事关益生堂的声誉!好不容易洗净一身臭,这任千智又来泼脏水,林掌柜再也忍不住了。
“大人!益生堂经营六七年,从来没有误诊案例。在益生堂的看诊流程中,即便真出现这种状况,我们也会重新安排大夫,或者重金请京中的名医前去看诊。可是益生堂从未出现任千智说的这种状况。请大人明察!切不可听信小人诋毁之言!”
任千智只觉脊背发凉,回身正看到云树一双眸子深墨如冰,冷厉的刮在他的身上。这一刻他才意识到,他是轻敌了!这个云东家,绝不只是空有一副好皮囊!即便这事今天糊弄过去,来日这个云东家也绝不会放过万世明!或者,也不会放过他!
韩聚不理会林掌柜的话,让任千智继续交代。
任千智硬着头皮抗下所有的事。为了增强事情的可信度,他还交代了月桂巷,也就是刚才群殴的地方,那个炮制毒半夏的小作坊。

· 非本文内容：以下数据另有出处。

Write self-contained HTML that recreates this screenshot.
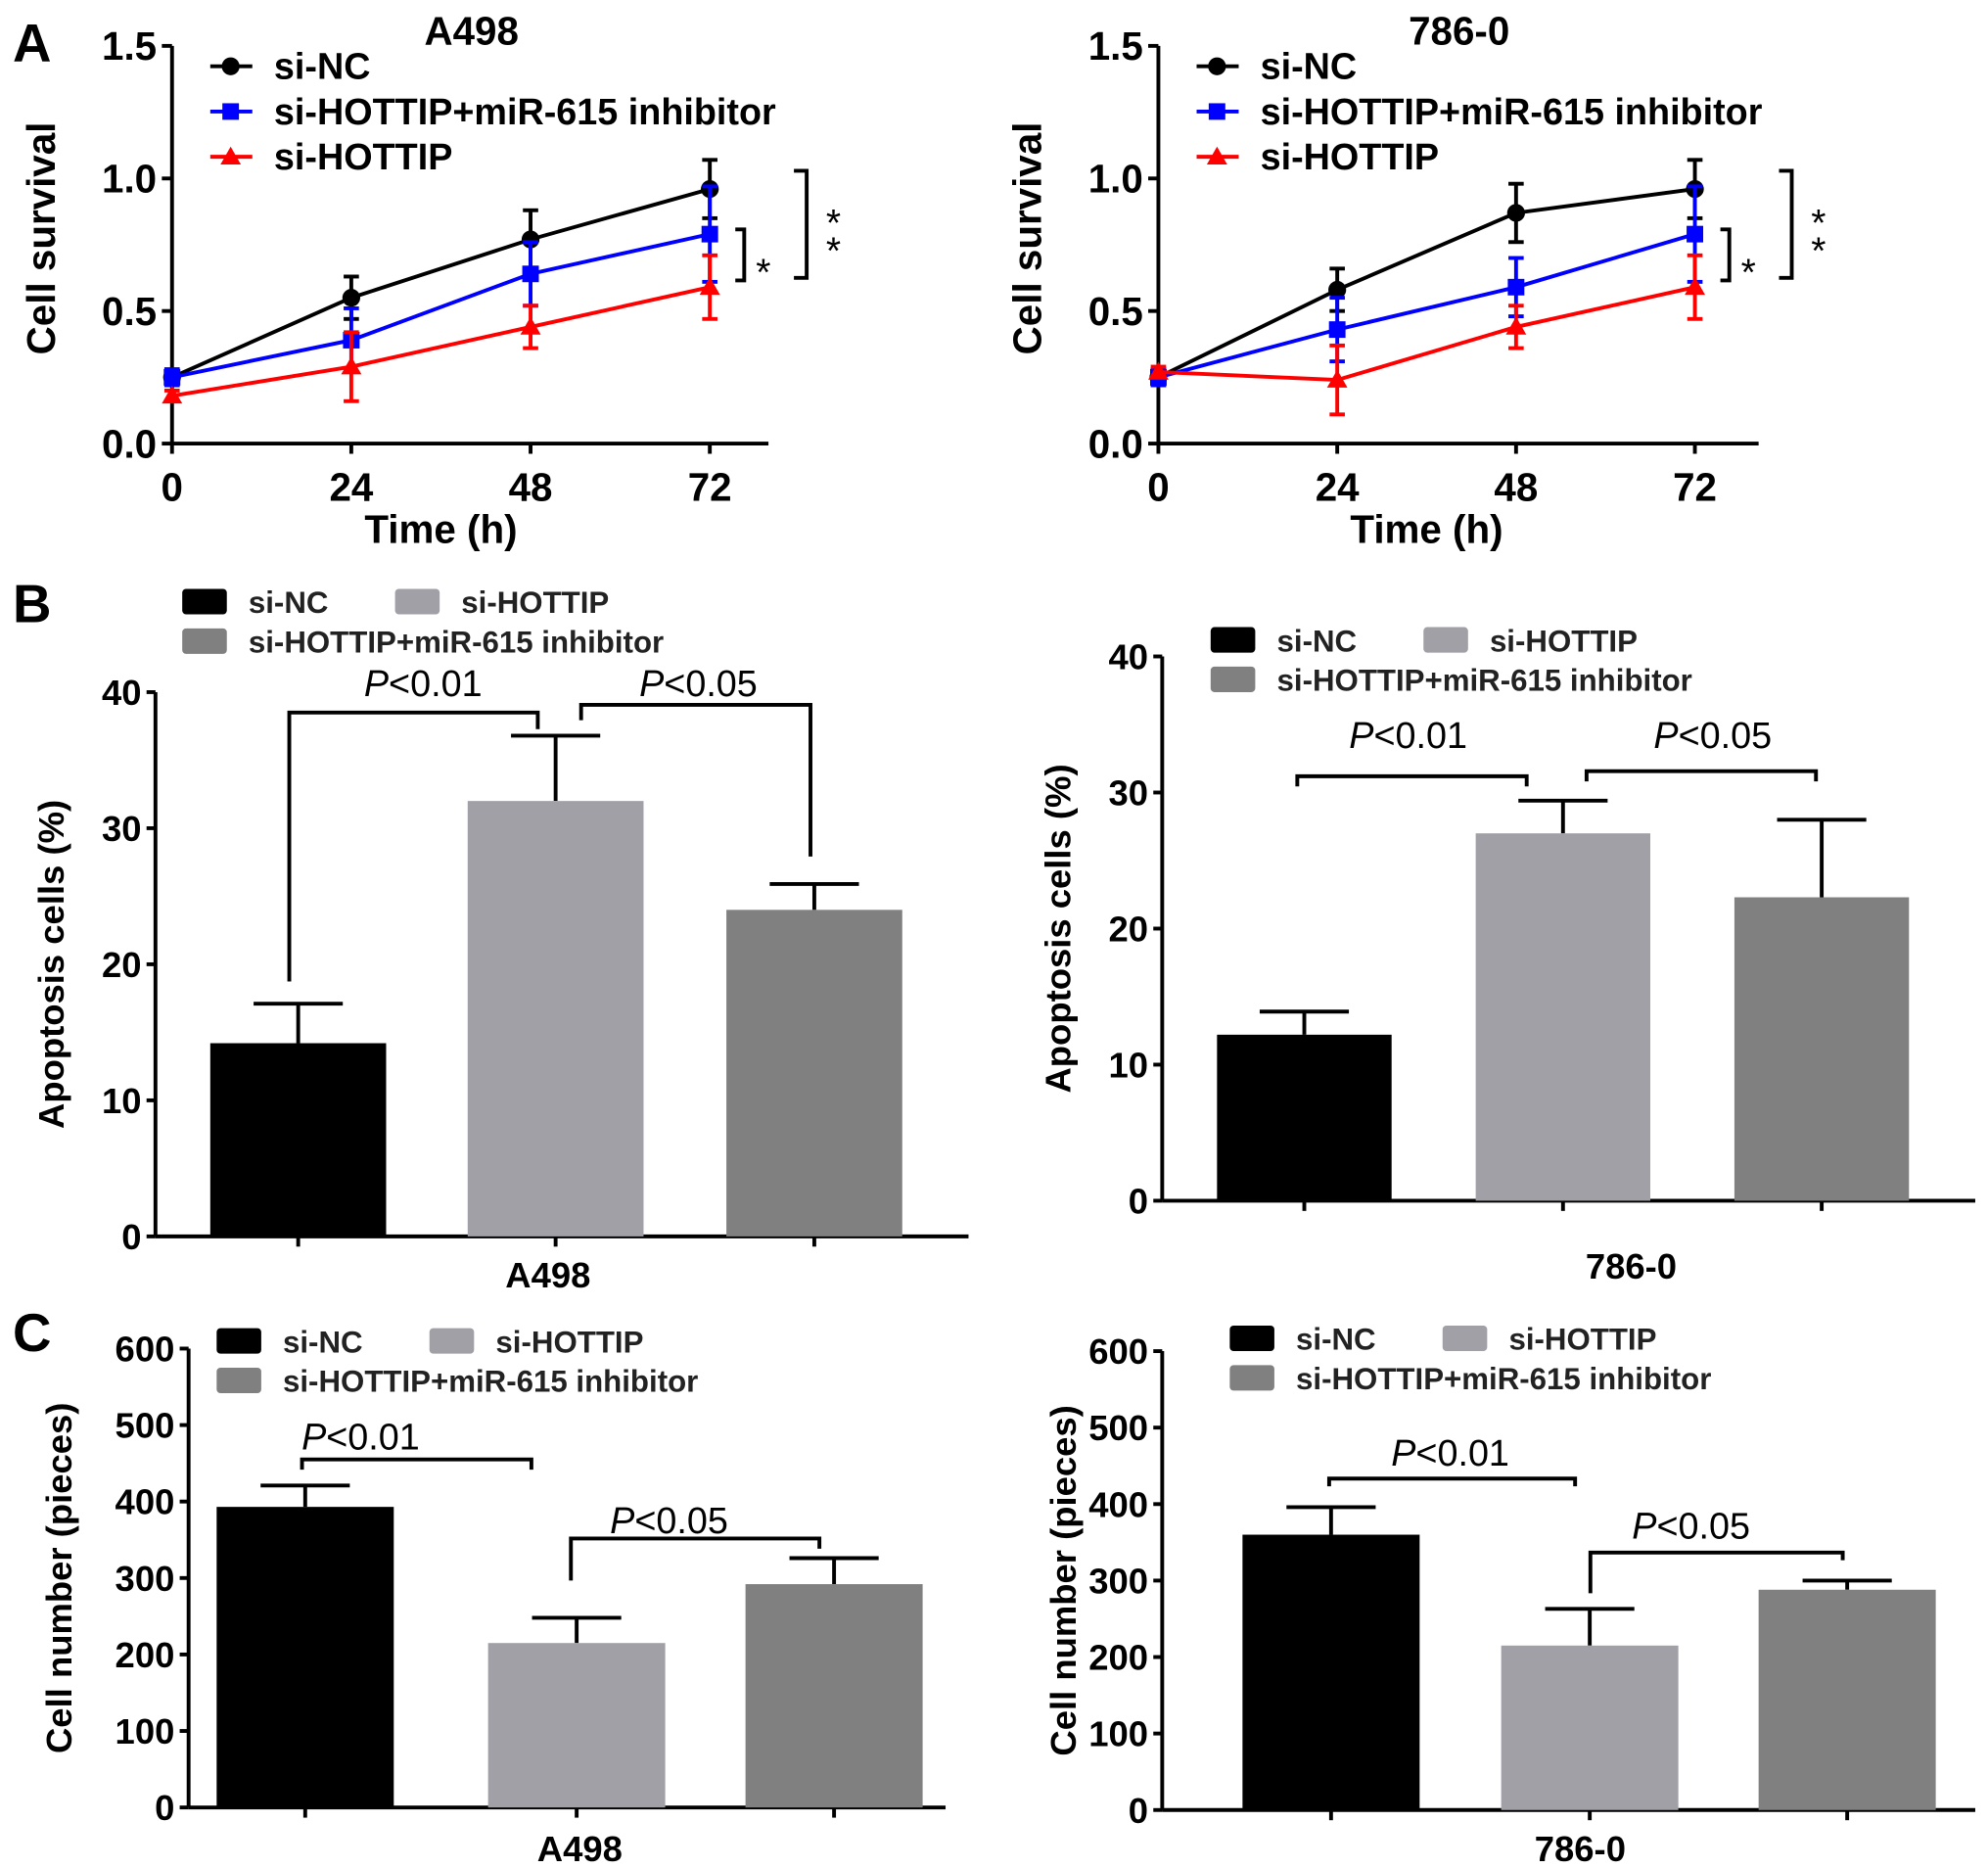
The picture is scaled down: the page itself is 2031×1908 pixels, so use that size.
<!DOCTYPE html>
<html><head><meta charset="utf-8"><style>
html,body{margin:0;padding:0;background:#fff;}
svg{display:block;font-family:"Liberation Sans",Arial,sans-serif;}
</style></head><body>
<svg id="fig" xmlns="http://www.w3.org/2000/svg" width="2031" height="1908" viewBox="0 0 1560 1465.5" preserveAspectRatio="none">
<text x="10" y="48" font-size="42" font-weight="bold">A</text>
<text x="10" y="488" font-size="42" font-weight="bold">B</text>
<text x="10" y="1060" font-size="42" font-weight="bold">C</text>
</svg>
<script>
// ---- Panel A data ----
const timeCats = [0, 24, 48, 72];
const yTicksA = [0.0, 0.5, 1.0, 1.5];
const a498_siNC = [0.25, 0.55, 0.77, 0.96];
const a498_siNC_err = [0.03, 0.08, 0.11, 0.11];
const a498_inh = [0.25, 0.39, 0.64, 0.79];
const a498_inh_err = [0.03, 0.12, 0.12, 0.18];
const a498_siH = [0.18, 0.29, 0.44, 0.59];
const a498_siH_err = [0.02, 0.13, 0.08, 0.12];
const r786_siNC = [0.25, 0.58, 0.87, 0.96];
const r786_siNC_err = [0.03, 0.08, 0.11, 0.11];
const r786_inh = [0.25, 0.43, 0.59, 0.79];
const r786_inh_err = [0.03, 0.12, 0.11, 0.18];
const r786_siH = [0.27, 0.24, 0.44, 0.59];
const r786_siH_err = [0.02, 0.13, 0.08, 0.12];
// ---- Panel B data ----
const yTicksB = [0, 10, 20, 30, 40];
const apopA498 = [14.2, 32.0, 24.0];
const apopA498_err = [2.9, 4.8, 1.9];
const apop786 = [12.2, 27.0, 22.3];
const apop786_err = [1.7, 2.4, 5.7];
// ---- Panel C data ----
const yTicksC = [0, 100, 200, 300, 400, 500, 600];
const cellA498 = [393, 215, 292];
const cellA498_err = [28, 33, 34];
const cell786 = [360, 215, 288];
const cell786_err = [36, 48, 12];

const NS = "http://www.w3.org/2000/svg";
const svg = document.getElementById('fig');
function mk(tag, attrs, parent, text) {
  const e = document.createElementNS(NS, tag);
  for (const k in attrs) e.setAttribute(k, attrs[k]);
  if (text !== undefined) e.textContent = text;
  (parent || svg).appendChild(e);
  return e;
}
function line(g, x1, y1, x2, y2, col, w) { return mk('line', {x1, y1, x2, y2, stroke: col || '#000', 'stroke-width': w || 3}, g); }

function lineChart(o) {
  const g = mk('g', {});
  
  
  const X = v => o.x0 + (v - timeCats[0]) / (timeCats[3] - timeCats[0]) * (o.x72 - o.x0);
  const Y = v => o.yb - v / 1.5 * (o.yb - o.yt);
  line(g, o.x0, o.yt, o.x0, o.yb);
  line(g, o.x0, o.yb, o.xe, o.yb);
  yTicksA.forEach(t => {
    line(g, o.x0 - 8, Y(t), o.x0, Y(t));
    const tx = mk('text', {x: o.x0 - 12, y: Y(t) + 11, 'font-size': 31, 'font-weight': 'bold', 'text-anchor': 'end'}, g, t.toFixed(1));
    
    
  });
  timeCats.forEach(t => {
    line(g, X(t), o.yb, X(t), o.yb + 8);
    const tx = mk('text', {x: X(t), y: o.yb + 45, 'font-size': 31, 'font-weight': 'bold', 'text-anchor': 'middle'}, g, String(t));
    
    
  });
  const xt = mk('text', {x: (o.x0 + o.x72) / 2, y: o.yb + 78, 'font-size': 31, 'font-weight': 'bold', 'text-anchor': 'middle'}, g, 'Time (h)');
  
  
  const yt = mk('text', {x: 0, y: 0, 'font-size': 31, 'font-weight': 'bold', 'text-anchor': 'middle', transform: `translate(${o.x0 - 92},${(o.yt + o.yb) / 2 - 5}) rotate(-90)`}, g, 'Cell survival');
  
  
  const ti = mk('text', {x: o.titleX, y: 35, 'font-size': 31, 'font-weight': 'bold', 'text-anchor': 'middle'}, g, o.title);
  
  
  o.series.forEach((s, si) => {
    const sg = mk('g', {}, g);
    
    
    s.vals.forEach((v, i) => {
      const x = X(timeCats[i]);
      line(sg, x, Y(v - s.err[i]), x, Y(v + s.err[i]), s.col, 3);
      line(sg, x - 6, Y(v + s.err[i]), x + 6, Y(v + s.err[i]), s.col, 3);
      line(sg, x - 6, Y(v - s.err[i]), x + 6, Y(v - s.err[i]), s.col, 3);
    });
    mk('polyline', {points: s.vals.map((v, i) => X(timeCats[i]) + ',' + Y(v)).join(' '), fill: 'none', stroke: s.col, 'stroke-width': 3}, sg);
    s.vals.forEach((v, i) => {
      const x = X(timeCats[i]), y = Y(v);
      let m;
      if (s.shape === 'c') m = mk('circle', {cx: x, cy: y, r: 7, fill: s.col}, sg);
      else if (s.shape === 's') m = mk('rect', {x: x - 6.5, y: y - 6.5, width: 13, height: 13, fill: s.col}, sg);
      else m = mk('polygon', {points: `${x},${y - 8} ${x - 8},${y + 6} ${x + 8},${y + 6}`, fill: s.col}, sg);
      
      
    });
    const ly = 52 + si * 35.5, lx = o.x0 + 30;
    const lg = mk('g', {}, g);
    
    
    line(lg, lx, ly, lx + 33, ly, s.col, 3);
    if (s.shape === 'c') mk('circle', {cx: lx + 16, cy: ly, r: 7, fill: s.col}, lg);
    else if (s.shape === 's') mk('rect', {x: lx + 9.5, y: ly - 6.5, width: 13, height: 13, fill: s.col}, lg);
    else mk('polygon', {points: `${lx + 16},${ly - 8} ${lx + 8},${ly + 6} ${lx + 24},${ly + 6}`, fill: s.col}, lg);
    mk('text', {x: lx + 50, y: ly + 10, 'font-size': 29, 'font-weight': 'bold'}, lg, s.label);
  });
  const b = mk('g', {}, g);
  
  
  const bx = o.x72;
  mk('polyline', {points: `${bx + 20},${o.yb - 168} ${bx + 27},${o.yb - 168} ${bx + 27},${o.yb - 128} ${bx + 20},${o.yb - 128}`, fill: 'none', stroke: '#000', 'stroke-width': 3}, b);
  mk('text', {x: bx + 42, y: o.yb - 124, 'font-size': 30, 'text-anchor': 'middle'}, b, '*');
  mk('polyline', {points: `${bx + 66},${o.yb - 214} ${bx + 76},${o.yb - 214} ${bx + 76},${o.yb - 130} ${bx + 66},${o.yb - 130}`, fill: 'none', stroke: '#000', 'stroke-width': 3}, b);
  mk('text', {x: bx + 97, y: o.yb - 163, 'font-size': 30, 'text-anchor': 'middle'}, b, '*');
  mk('text', {x: bx + 97, y: o.yb - 141, 'font-size': 30, 'text-anchor': 'middle'}, b, '*');
}

lineChart({name: 'survival-chart-a498', title: 'A498', titleX: 370, x0: 135, x72: 557, xe: 603, yt: 36, yb: 348,
  series: [
    {key: 'si-nc', label: 'si-NC', col: '#000', shape: 'c', vals: a498_siNC, err: a498_siNC_err},
    {key: 'si-hottip-inhibitor', label: 'si-HOTTIP+miR-615 inhibitor', col: '#0000ff', shape: 's', vals: a498_inh, err: a498_inh_err},
    {key: 'si-hottip', label: 'si-HOTTIP', col: '#ff0000', shape: 't', vals: a498_siH, err: a498_siH_err}]});
lineChart({name: 'survival-chart-786', title: '786-0', titleX: 1145, x0: 909, x72: 1330, xe: 1380, yt: 36, yb: 348,
  series: [
    {key: 'si-nc', label: 'si-NC', col: '#000', shape: 'c', vals: r786_siNC, err: r786_siNC_err},
    {key: 'si-hottip-inhibitor', label: 'si-HOTTIP+miR-615 inhibitor', col: '#0000ff', shape: 's', vals: r786_inh, err: r786_inh_err},
    {key: 'si-hottip', label: 'si-HOTTIP', col: '#ff0000', shape: 't', vals: r786_siH, err: r786_siH_err}]});

const barCols = ['#000000', '#a0a0a6', '#808080'];
function barChart(o) {
  const g = mk('g', {});
  
  
  const max = o.ticks[o.ticks.length - 1];
  const Y = v => o.yb - v / max * (o.yb - o.yt);
  line(g, o.x0, o.yt, o.x0, o.yb);
  line(g, o.x0, o.yb, o.xe, o.yb);
  o.ticks.forEach(t => {
    line(g, o.x0 - 7, Y(t), o.x0, Y(t));
    const tx = mk('text', {x: o.x0 - 11, y: Y(t) + 10, 'font-size': 28, 'text-anchor': 'end', 'font-weight': 'bold'}, g, String(t));
    
    
  });
  o.vals.forEach((v, i) => {
    const cx = o.bx[i] + o.bw / 2;
    line(g, cx, o.yb, cx, o.yb + 8);
    const top = Y(v + o.err[i]);
    line(g, cx, top, cx, Y(v));
    line(g, cx - 35, top, cx + 35, top);
    const r = mk('rect', {x: o.bx[i], y: Y(v), width: o.bw, height: o.yb - Y(v), fill: barCols[i]}, g);
    
    
  });
  const xl = mk('text', {x: o.catX, y: o.catY, 'font-size': 28, 'font-weight': 'bold', 'text-anchor': 'middle'}, g, o.cat);
  
  
  const yl = mk('text', {x: 0, y: 0, 'font-size': 28, 'font-weight': 'bold', 'text-anchor': 'middle', transform: `translate(${o.ylx},${(o.yt + o.yb) / 2}) rotate(-90)`}, g, o.ytitle);
  
  
  const L = [[o.lx, o.ly, 0, 'si-NC'], [o.lx + o.lx2, o.ly, 1, 'si-HOTTIP'], [o.lx, o.ly + 31, 2, 'si-HOTTIP+miR-615 inhibitor']];
  L.forEach(l => {
    const lg = mk('g', {}, g);
    
    
    mk('rect', {x: l[0], y: l[1] - 10, width: 35, height: 20, rx: 3, fill: barCols[l[2]]}, lg);
    mk('text', {x: l[0] + 52, y: l[1] + 9, 'font-size': 24, 'font-weight': 'bold', fill: '#222'}, lg, l[3]);
  });
  o.brackets.forEach(bk => {
    const bg = mk('g', {}, g);
    
    
    mk('polyline', {points: `${bk[0]},${bk[3]} ${bk[0]},${bk[2]} ${bk[1]},${bk[2]} ${bk[1]},${bk[4]}`, fill: 'none', stroke: '#000', 'stroke-width': 3}, bg);
    const t = mk('text', {x: bk[5], y: bk[6], 'font-size': 29, 'text-anchor': 'middle'}, bg);
    mk('tspan', {'font-style': 'italic'}, t, 'P');
    mk('tspan', {}, t, bk[7]);
  });
}

barChart({name: 'apoptosis-chart-a498', x0: 122, xe: 760, yt: 543, yb: 970, ticks: yTicksB, vals: apopA498, err: apopA498_err,
  bx: [165, 367, 570], bw: 138, cat: 'A498', catX: 430, catY: 1010, ylx: 50, ytitle: 'Apoptosis cells (%)',
  lx: 143, ly: 472, lx2: 167,
  brackets: [[227, 422, 559, 770, 572, 332, 546, '<0.01'], [456, 636, 553, 565, 672, 548, 546, '<0.05']]});
barChart({name: 'apoptosis-chart-786', x0: 912, xe: 1550, yt: 515, yb: 942, ticks: yTicksB, vals: apop786, err: apop786_err,
  bx: [955, 1158, 1361], bw: 137, cat: '786-0', catX: 1280, catY: 1003, ylx: 840, ytitle: 'Apoptosis cells (%)',
  lx: 950, ly: 502, lx2: 167,
  brackets: [[1018, 1198, 609, 617, 617, 1105, 587, '<0.01'], [1245, 1425, 605, 613, 613, 1344, 587, '<0.05']]});
barChart({name: 'cell-number-chart-a498', x0: 148, xe: 742, yt: 1058, yb: 1418, ticks: yTicksC, vals: cellA498, err: cellA498_err,
  bx: [170, 383, 585], bw: 139, cat: 'A498', catX: 455, catY: 1460, ylx: 56, ytitle: 'Cell number (pieces)',
  lx: 170, ly: 1052, lx2: 167,
  brackets: [[237, 417, 1145, 1153, 1153, 283, 1137, '<0.01'], [448, 643, 1207, 1240, 1215, 525, 1203, '<0.05']]});
barChart({name: 'cell-number-chart-786', x0: 912, xe: 1550, yt: 1060, yb: 1420, ticks: yTicksC, vals: cell786, err: cell786_err,
  bx: [975, 1178, 1380], bw: 139, cat: '786-0', catX: 1240, catY: 1460, ylx: 844, ytitle: 'Cell number (pieces)',
  lx: 965, ly: 1050, lx2: 167,
  brackets: [[1043, 1236, 1160, 1166, 1166, 1138, 1150, '<0.01'], [1248, 1446, 1218, 1250, 1224, 1327, 1207, '<0.05']]});
</script>
</body></html>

白溪就是云溪,卖酒的汉子也是云树安排的。目的就是要跟着任千智,暴露万世明的这个制药作坊,给这个案子增添完善的证物链,却半路跳出了任千智这个不怕死的来搅局!
韩聚以人证物证俱全,且主犯供认不韪,张罗着结案。
听了韩聚给的判词,云树冷声道:“大人,此案尚有疑点,还不能结案!”
众人都被云树这样的语气与态度给惊着了。
韩聚怒了。“大胆!本官断案一向公允,此案人证物证俱全,岂容你胡言乱语!”
“事关益生堂的声誉,云树不得不慎重,请大人体谅。”
云树冷淡的行了一礼又道:“益生堂所经手的病例都有备档。任千智说数年前他母亲被益生堂医坏了,但益生堂从未出现不顾病人死活的情况。若任千智之母真的曾在益生堂就诊,那么何时,何病,用何药,都是可以查出来的。益生堂愿意当堂核查,而不愿意背这无中生有的黑锅!若任千智所言为虚,那他对益生堂怀恨在心的缘由便立不住脚。他便不是本案真正的主使之人!”
任千智无法脱身,他却不愿意原本完美的计划竹篮打水一场空,便想帮万世明把益生堂拉下马。当年他母亲确实是被人误诊了,差点要了性命,不过却不是在益生堂看的。
没想到这个云树头脑冷静,思维敏捷,很快就理清其中的问题,反将他一军。而他并不知道益生堂还建立了这样的档案!
云树转头,冷冷看着任千智,“请问令慈姓甚名谁?是何时在益生堂看诊的?我这就命人回去取档案。”